Not a single case of infection with the wild polio virus has been recorded in Africa for the first year in history. Afghanistan and Pakistan are now the only places on earth where polio transmission has not been interrupted. However, there too, the news is excellent. As we speak, the total number of paralytic polio cases has dropped dramatically compared to last year. Heroic efforts by health workers have almost pushed the virus out of existence. We are optimistic that a polio-free world is in sight.

I am incredibly proud to be part of a global company with roots in Canada, the U.S., France and India that has been at the forefront of the fight against polio for over 60 years.

In Toronto laboratories that are now part of our core research and manufacturing effort, large volumes of polio vaccines were produced – Jonas Salk brought to the world the first polio vaccine ever. Salk showed that the inactivated vaccine had the potential to stop the yearly polio epidemics that were terrorizing Europe and North America in the 1950s. Salk’s vaccine was, though, difficult to manufacture so the world came to rely on an oral vaccine developed by Albert Sabin. Sanofi Pasteur has produced billions of doses of that oral vaccine.

image

Jonas Salk administering his inactivated polio vaccine in 1956. Photo: Yousuf Karsh for Wisdom Magazine. 

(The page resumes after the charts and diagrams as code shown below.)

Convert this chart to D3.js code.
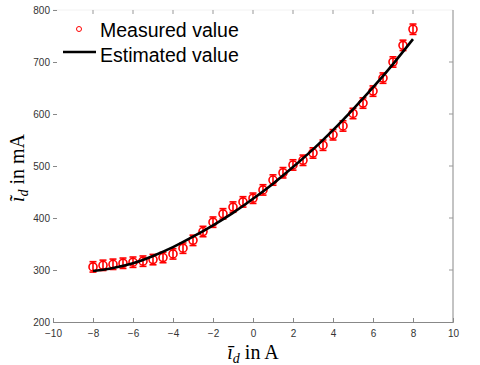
<!DOCTYPE html>
<html>
<head>
<meta charset="utf-8">
<script src="https://cdn.jsdelivr.net/npm/d3@7"></script>
<style>
  body { margin: 0; background: #fff; }
  .tick text { font-family: "Liberation Sans", Arial, sans-serif; font-size: 10px; fill: #333; }
</style>
</head>
<body>
<svg id="chart" width="480" height="365"></svg>
<script>
// measured points (x in A, y in mA) and the fitted curve
const measuredX = [-8, -7.5, -7, -6.5, -6, -5.5, -5, -4.5, -4, -3.5, -3, -2.5, -2, -1.5, -1, -0.5,
                   0, 0.5, 1, 1.5, 2, 2.5, 3, 3.5, 4, 4.5, 5, 5.5, 6, 6.5, 7, 7.5, 8];
const measuredY = [306, 309, 311, 313, 315, 317, 320, 324, 331, 342, 357, 374, 392, 408, 421, 431,
                   438, 454, 473, 487, 502, 511, 525, 540, 560, 577, 601, 621, 644, 669, 700, 732, 763];
const errorMA = 10;

const estimatedX = [-8, -7, -6, -5, -4, -3, -2, -1, 0, 1, 2, 3, 4, 5, 6, 7, 8];
const estimatedY = [298, 304, 313, 327, 344, 364, 386, 410, 437, 466, 498, 532, 569, 609, 651, 696, 744];

const xTicks = [-10, -8, -6, -4, -2, 0, 2, 4, 6, 8, 10];
const yTicks = [200, 300, 400, 500, 600, 700, 800];

const svg = d3.select("#chart");
const plotL = 53, plotR = 453, plotT = 10, plotB = 322;

const x = d3.scaleLinear().domain([-10, 10]).range([plotL, plotR]);
const y = d3.scaleLinear().domain([200, 800]).range([plotB, plotT]);

// frame: top edge is almost white in the original, left edge missing
svg.append("line").attr("x1", plotL).attr("x2", plotR).attr("y1", plotT).attr("y2", plotT)
    .attr("stroke", "#f2f2f2");
svg.append("line").attr("x1", plotR).attr("x2", plotR).attr("y1", plotT).attr("y2", plotB)
    .attr("stroke", "#888");

const xAxis = svg.append("g").attr("transform", `translate(0,${plotB})`)
    .call(d3.axisBottom(x).tickValues(xTicks).tickSize(-4).tickPadding(8).tickFormat(d => d < 0 ? "\u2212" + (-d) : d));
const yAxis = svg.append("g").attr("transform", `translate(${plotL},0)`)
    .call(d3.axisLeft(y).tickValues(yTicks).tickSize(-4).tickPadding(3));
xAxis.select(".domain").attr("stroke", "#888");
yAxis.select(".domain").remove();
xAxis.selectAll(".tick line").attr("stroke", "#888");
yAxis.selectAll(".tick line").attr("stroke", "#888");

// mirrored ticks on top and right
svg.append("g").selectAll("line").data(xTicks.slice(1, -1)).join("line")
    .attr("x1", d => x(d)).attr("x2", d => x(d)).attr("y1", plotT).attr("y2", plotT + 4)
    .attr("stroke", "#999");
svg.append("g").selectAll("line").data(yTicks.slice(1, -1)).join("line")
    .attr("x1", plotR - 4).attr("x2", plotR).attr("y1", d => y(d)).attr("y2", d => y(d))
    .attr("stroke", "#999");

// error bars
const pts = measuredX.map((v, i) => ({x: v, y: measuredY[i]}));
const eb = svg.append("g").attr("stroke", "#ff0000").attr("stroke-width", 1.6);
eb.selectAll("line.v").data(pts).join("line").attr("class", "v")
    .attr("x1", d => x(d.x)).attr("x2", d => x(d.x))
    .attr("y1", d => y(d.y - errorMA)).attr("y2", d => y(d.y + errorMA));
eb.selectAll("line.t").data(pts).join("line").attr("class", "t")
    .attr("x1", d => x(d.x) - 3.5).attr("x2", d => x(d.x) + 3.5)
    .attr("y1", d => y(d.y + errorMA)).attr("y2", d => y(d.y + errorMA));
eb.selectAll("line.b").data(pts).join("line").attr("class", "b")
    .attr("x1", d => x(d.x) - 3.5).attr("x2", d => x(d.x) + 3.5)
    .attr("y1", d => y(d.y - errorMA)).attr("y2", d => y(d.y - errorMA));

svg.append("g").selectAll("circle").data(pts).join("circle")
    .attr("cx", d => x(d.x)).attr("cy", d => y(d.y)).attr("r", 4)
    .attr("fill", "none").attr("stroke", "#ff0000").attr("stroke-width", 1.6);

// estimated curve
const line = d3.line().x(d => x(d[0])).y(d => y(d[1])).curve(d3.curveNatural);
svg.append("path").datum(estimatedX.map((v, i) => [v, estimatedY[i]]))
    .attr("d", line).attr("fill", "none").attr("stroke", "#000").attr("stroke-width", 2.6);

// legend
const lg = svg.append("g").attr("font-family", "'Liberation Sans', Arial, sans-serif").attr("font-size", 19.5);
lg.append("circle").attr("cx", 79).attr("cy", 29).attr("r", 2.5)
    .attr("fill", "none").attr("stroke", "#ff0000").attr("stroke-width", 1);
lg.append("text").attr("x", 100).attr("y", 37).text("Measured value");
lg.append("line").attr("x1", 63).attr("x2", 96).attr("y1", 52).attr("y2", 52)
    .attr("stroke", "#000").attr("stroke-width", 2.6);
lg.append("text").attr("x", 100).attr("y", 62).text("Estimated value");

// axis labels
const serif = "'Liberation Serif', 'DejaVu Serif', serif";
const xl = svg.append("text").attr("x", 253).attr("y", 359).attr("text-anchor", "middle")
    .attr("font-family", serif).attr("font-size", 20);
xl.append("tspan").attr("font-style", "italic").text("\u012B");
xl.append("tspan").attr("font-style", "italic").attr("font-size", 14).attr("dy", 4).text("d");
xl.append("tspan").attr("dy", -4).text(" in A");

const yl = svg.append("text").attr("transform", "translate(24,168) rotate(-90)").attr("text-anchor", "middle")
    .attr("font-family", serif).attr("font-size", 20);
yl.append("tspan").attr("font-style", "italic").text("\u0129");
yl.append("tspan").attr("font-style", "italic").attr("font-size", 14).attr("dy", 4).text("d");
yl.append("tspan").attr("dy", -4).text(" in mA");
</script>
</body>
</html>
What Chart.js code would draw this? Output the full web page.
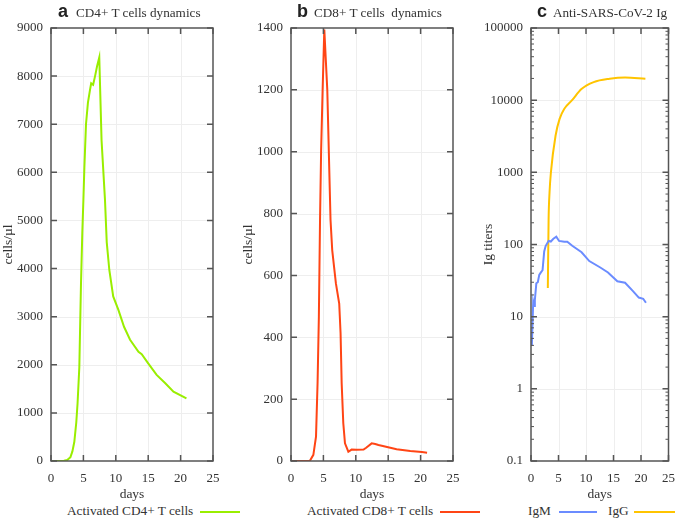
<!DOCTYPE html>
<html><head><meta charset="utf-8">
<script src="https://cdn.jsdelivr.net/npm/chart.js@4"></script>
<style>
body{margin:0;width:685px;height:518px;background:#fff;position:relative;overflow:hidden;font-family:"Liberation Serif","Times New Roman",serif;color:#333}
canvas{position:absolute;top:0}
.t{position:absolute;top:4px;font-size:13.2px;white-space:pre;color:#333;line-height:18px}
.lt{position:absolute;top:2px;font-family:"Liberation Sans",Arial,sans-serif;font-weight:bold;font-size:18px;color:#222;line-height:18px}
.lg{position:absolute;top:503px;font-size:13.3px;white-space:pre;color:#333;line-height:16px}
.ln{position:absolute;top:511px;height:0;border-top:2px solid}
</style></head>
<body>
<canvas id="ca" width="240" height="503" style="left:0"></canvas>
<canvas id="cb" width="240" height="503" style="left:240px"></canvas>
<canvas id="cc" width="205" height="503" style="left:480px"></canvas>

<span class="lt" style="left:58px">a</span><span class="t" style="left:76px">CD4+ T cells dynamics</span>
<span class="lt" style="left:297px">b</span><span class="t" style="left:314px">CD8+ T cells  dynamics</span>
<span class="lt" style="left:537px">c</span><span class="t" style="left:553px">Anti-SARS-CoV-2 Ig</span>

<span class="lg" style="left:67px">Activated CD4+ T cells</span><span class="ln" style="left:200px;width:40px;border-color:#99ee00"></span>
<span class="lg" style="left:307px">Activated CD8+ T cells</span><span class="ln" style="left:440px;width:40px;border-color:#ff4515"></span>
<span class="lg" style="left:528px">IgM</span><span class="ln" style="left:559px;width:38px;border-color:#6b8cff"></span>
<span class="lg" style="left:608px">IgG</span><span class="ln" style="left:634px;width:41px;border-color:#ffc400"></span>

<script>
// ---- data ----
const cd4Days = [0,1,2,2.5,3,3.3,3.6,3.9,4.1,4.37,4.63,4.83,5.0,5.15,5.4,5.7,6.0,6.2,6.5,6.8,7.1,7.45,7.8,8.33,8.6,9.0,9.6,10.4,11.27,12.2,13.5,14.0,15.0,16.3,17.6,18.9,20.9];
const cd4Vals = [0,0,5,20,80,200,400,800,1200,1950,3700,4740,5430,6100,7000,7450,7700,7850,7820,8000,8200,8390,6670,5430,4550,3970,3420,3140,2790,2520,2270,2220,2030,1790,1620,1440,1300];

const cd8Days = [0,2.9,3.45,3.86,4.1,4.3,4.48,4.65,4.88,5.14,5.6,6.1,6.36,6.93,7.44,7.65,7.82,8.07,8.33,8.85,9.35,10.1,11.2,11.6,12.45,13.0,13.5,14.5,16.3,18.4,20.2,21.0];
const cd8Vals = [0,0,20,79,252,466,779,1005,1200,1395,1200,779,682,574,509,413,251,122,57,30,37,36,37,43,57,55,52,47,38,32,29,27];

const igmDays = [0.15,0.3,0.4,0.55,0.7,0.97,1.24,1.5,1.8,2.1,2.4,2.66,3.2,3.6,4.07,4.6,5.1,6.06,6.6,7.5,9.2,10.6,12.6,14.0,15.7,17.1,18.5,19.6,20.4,20.9];
const igmVals = [4,9,16,14,17,29,30,38,41,44,80,95,112,110,120,128,112,109,109,96,78,59,48,41,31,29.5,22.8,18.4,17.7,15.6];

const iggDays = [3.06,3.2,3.37,3.62,4.47,5.2,6.06,7.47,9.17,11.4,14.3,17.1,20.8];
const iggVals = [25,224,525,1000,3240,5500,7600,10000,14300,17800,19800,20600,19800];

const xTicks = [0,5,10,15,20,25];
const yTicksA = [0,1000,2000,3000,4000,5000,6000,7000,8000,9000];
const yTicksB = [0,200,400,600,800,1000,1200,1400];
const yTicksC = [0.1,1,10,100,1000,10000,100000];

// ---- helpers ----
const FONT = {family:'"Liberation Serif","Times New Roman",serif', size:13};
const TFONT = {family:'"Liberation Serif","Times New Roman",serif', size:13.5};
const TXT = '#333';
const pts = (d,v)=>d.map((x,i)=>({x, y:v[i]}));

const framePlugin = {
  id:'frame',
  beforeDatasetsDraw(chart){
    const {ctx, chartArea:a, scales:{x,y}} = chart;
    ctx.save();
    ctx.strokeStyle='#eeeeee'; ctx.lineWidth=1;
    x.ticks.forEach(t=>{
      if(t.value<=x.min||t.value>=x.max) return;
      const p=Math.round(x.getPixelForValue(t.value))+0.5;
      ctx.beginPath(); ctx.moveTo(p,a.top); ctx.lineTo(p,a.bottom); ctx.stroke();
    });
    y.ticks.forEach(t=>{
      if(t.value<=y.min||t.value>=y.max) return;
      const p=Math.round(y.getPixelForValue(t.value))+0.5;
      ctx.beginPath(); ctx.moveTo(a.left,p); ctx.lineTo(a.right,p); ctx.stroke();
    });
    ctx.restore();
  },
  afterDatasetsDraw(chart){
    const {ctx, chartArea:a, scales:{x,y}} = chart;
    ctx.save();
    ctx.strokeStyle='#555'; ctx.lineWidth=1.5;
    const L=6, Ls=3;
    x.ticks.forEach(t=>{
      const p=x.getPixelForValue(t.value);
      ctx.beginPath(); ctx.moveTo(p,a.bottom); ctx.lineTo(p,a.bottom-L);
      ctx.moveTo(p,a.top); ctx.lineTo(p,a.top+L); ctx.stroke();
    });
    y.ticks.forEach(t=>{
      const p=y.getPixelForValue(t.value);
      ctx.beginPath(); ctx.moveTo(a.left,p); ctx.lineTo(a.left+L,p);
      ctx.moveTo(a.right,p); ctx.lineTo(a.right-L,p); ctx.stroke();
    });
    if(y.type==='logarithmic'){
      ctx.lineWidth=1;
      for(let e=-1;e<5;e++){
        for(let m=2;m<10;m++){
          const p=y.getPixelForValue(m*Math.pow(10,e));
          ctx.beginPath(); ctx.moveTo(a.left,p); ctx.lineTo(a.left+Ls,p);
          ctx.moveTo(a.right,p); ctx.lineTo(a.right-Ls,p); ctx.stroke();
        }
      }
    }
    ctx.lineWidth=1.5;
    ctx.strokeRect(a.left,a.top,a.right-a.left,a.bottom-a.top);
    ctx.restore();
  }
};

function makeChart(id, datasets, yOpts, yTitle, padR){
  return new Chart(document.getElementById(id), {
    type:'line',
    data:{datasets},
    options:{
      responsive:false, animation:false,
      layout:{padding:{top:28,right:padR,left:0,bottom:0}},
      plugins:{legend:{display:false}, tooltip:{enabled:false}},
      elements:{point:{radius:0}, line:{borderWidth:2, tension:0}},
      scales:{
        x:{type:'linear', min:0, max:25,
           afterBuildTicks(s){ s.ticks = xTicks.map(v=>({value:v})); },
           ticks:{font:FONT, color:TXT, padding:10, maxRotation:0},
           grid:{display:false, drawTicks:false}, border:{display:false},
           title:{display:true, text:'days', font:TFONT, color:TXT, padding:0},
           afterFit(s){ s.height=42; }
        },
        y:Object.assign({
           ticks:{font:FONT, color:TXT, padding:8, callback:v=>String(v)},
           grid:{display:false, drawTicks:false}, border:{display:false},
           title:{display:true, text:yTitle, font:TFONT, color:TXT, padding:0},
           afterFit(s){ s.width=51; }
        }, yOpts)
      }
    },
    plugins:[framePlugin]
  });
}

makeChart('ca', [{data:pts(cd4Days,cd4Vals), borderColor:'#99ee00'}],
  {type:'linear', min:0, max:9000, afterBuildTicks(s){ s.ticks=yTicksA.map(v=>({value:v})); }},
  'cells/µl', 27);

makeChart('cb', [{data:pts(cd8Days,cd8Vals), borderColor:'#ff4515'}],
  {type:'linear', min:0, max:1400, afterBuildTicks(s){ s.ticks=yTicksB.map(v=>({value:v})); }},
  'cells/µl', 27);

makeChart('cc', [
    {data:pts(igmDays,igmVals), borderColor:'#6b8cff'},
    {data:pts(iggDays,iggVals), borderColor:'#ffc400', cubicInterpolationMode:'monotone'}
  ],
  {type:'logarithmic', min:0.1, max:100000, afterBuildTicks(s){ s.ticks=yTicksC.map(v=>({value:v})); }},
  'Ig titers', 6);
</script>
</body></html>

The drops of vaccine on a sugar cube, or straight into children’s mouths, have become icons of vaccination campaigns against polio in the developing world. Thanks to the oral polio vaccine the number of polio cases have declined by 99%, however it can’t lead all the way to a polio-free world as it contains a very weakened form of the live polio virus.

Dr Charles Mérieux, started to work with Jonas Salk in the 80s to produce an enhanced inactivated polio vaccine at industrial level. In 2014, we announced a landmark public-private collaboration with the Gates Foundation, Gavi the Vaccine Alliance, WHO and other partners which would make sure that every child in the world would get one dose of this inactivated vaccine that has kept Europe and North America free of polio. From now on, that advanced inactivated polio vaccine will also be supplied from our colleagues at Shantha in Hyderabad for India’s children.

As dozens of countries are introducing IPV into their routine immunisation schedule this year, we face the huge responsibility of delivering millions of doses. Our production teams in France are doing their best to deliver more doses than ever. However, we are fully aware than we have not ramped up as quickly as countries introductions require. In order to ensure we are able to catch up, we have mobilized our teams worldwide to deliver increasing amounts of IPV supply in the coming months.

This efforts should enable to reach our common objective of eliminating this scourge. As a global community, we have made extraordinary progress. Just twenty years ago, there were 200,000 cases of polio in the world and many mocked the dream of eradicating the disease. Now, thanks to technology and a groundbreaking agreement on the means to deploy it, we might be only months away from the last-ever polio case.

The only danger is that we globally, the people who think we are safe, lose interest before the job is finished. If eradication fails there could be 50,000 cases every year by 2025 according to a GPEI / McKinsey study. Polio could then return to communities that have been free since the time of Dr Salk’s great discovery in the late 1950s.

image

Olivier at Nepal’s IPV launch in 2014. Photo: Sanofi Pasteur / Gautham Dhimal.

As a manager, I need to be on the alert for bad news, but as a father, I look for hope. When my grandchildren ask me what I did with my life, I hope to tell them that I worked for a company which helped rid the world of a disease that once existed. Maybe I will even be able to say that we inspired others by showing how much could be done when the private and public sectors come together for the sake of communities, parents and children in India and in the world.